If you want globally connected students, you need globally connected teachers who are capable of communicating, collaborating and connecting to experts and peers from around the world. These educators are harnessing the power of global connections for their own learning in order to bring the world to their students.
What does collaboration, communication and connections mean in a connected world? What are the steps in becoming a globally connected educator?
The presentation below attempts to answer these questions in addition to debunking the myth that “global learning” is occurring when teachers or schools hold international days for their students complete with food, dances and cultural “dress up”. Teachers need to ask themselves if they are globally connected educators (learners & teachers) BEYOND
- teaching at an IB school
- reading an email listserve with members from several countries
- using books in a foreign setting or written by an author from another culture
- living abroad and teaching at an International school
- travel (for their own pleasure or as part of going-abroad student trips)

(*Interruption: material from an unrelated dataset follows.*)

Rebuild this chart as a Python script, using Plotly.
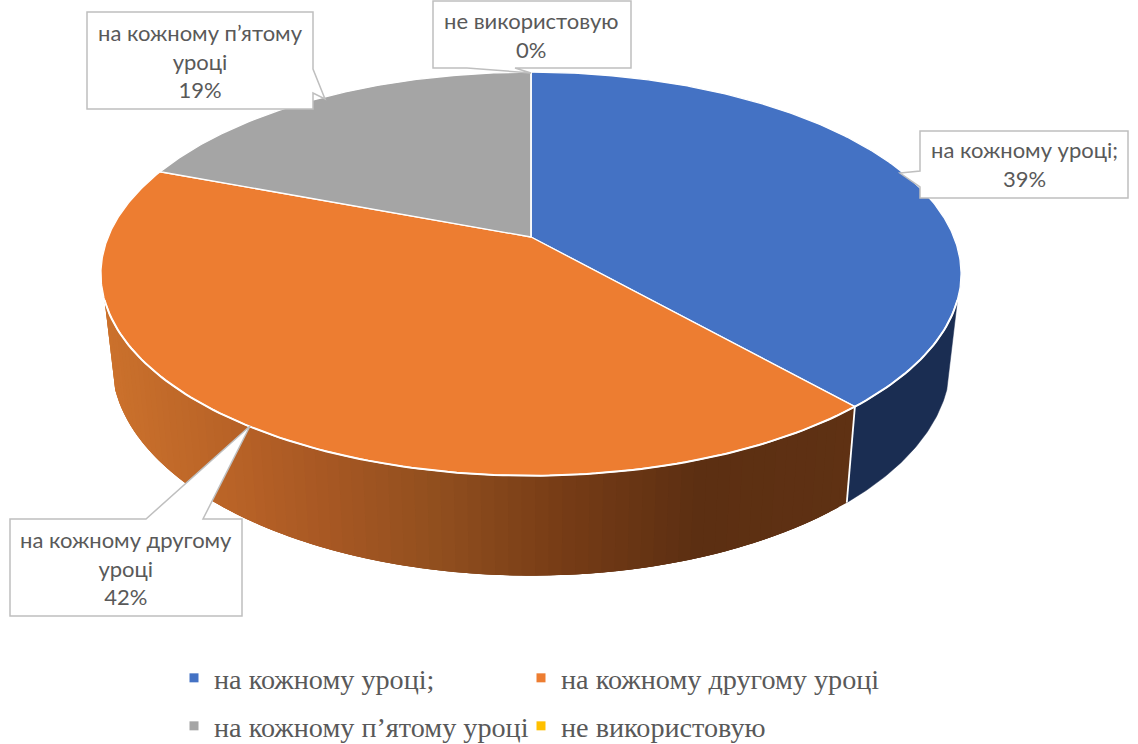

What steps are YOU taking in becoming globally connected as a learner and as a teacher? What are some strategies for making your classroom a global communication hub?
If you are interested in the topic, Eduplanet21 has just released the Globally Connected Educator’s learning path I authored.
With the increasingly interconnected nature of our global society and the need for a very different kind of literacy for our students, extending teaching and learning beyond the walls of our classrooms is especially vital in this digital age. Through a blend of authentic examples, hands-on activities, and engaging social learning experiences, this learning path will guide you through the process of modernizing and globalizing your classroom practices while expanding your professional learning network to include colleagues from around the world.
I also contributed a chapter on the globally connected educator in Heidi Hayes Jacob’s upcoming book (available in November 2013) titled Mastering Global Literacy.
I just wanted to know if you could elaborate on the slide with the “survey the world” title. What was that for? Did you have students create those topics? Were they crowdsourced? Great graphics, by the way!
–Daniel
6th graders created the survey to find out the needs of their audience as they were getting ready to create tutorials.
You can read more about it …
http://mrstolisano.blogspot.com.br/2013/08/6th-grade-survey.html and
http://mrstolisano.blogspot.com.br/2013/09/preliminary-results-from-tutorial.html
Globally connected teachers need an explicit framework to build authentic examples, hands-on activities, and engaging social learning experiences for their learners. By constructing a context for inquiry that explores interdependence, globalisation, identity, cultural diversity, human rights, social justice, peace building, conflict resolution and sustainable futures, learners have the platform by which to think, wonder, ask questions of themselves and others and act for a more just world.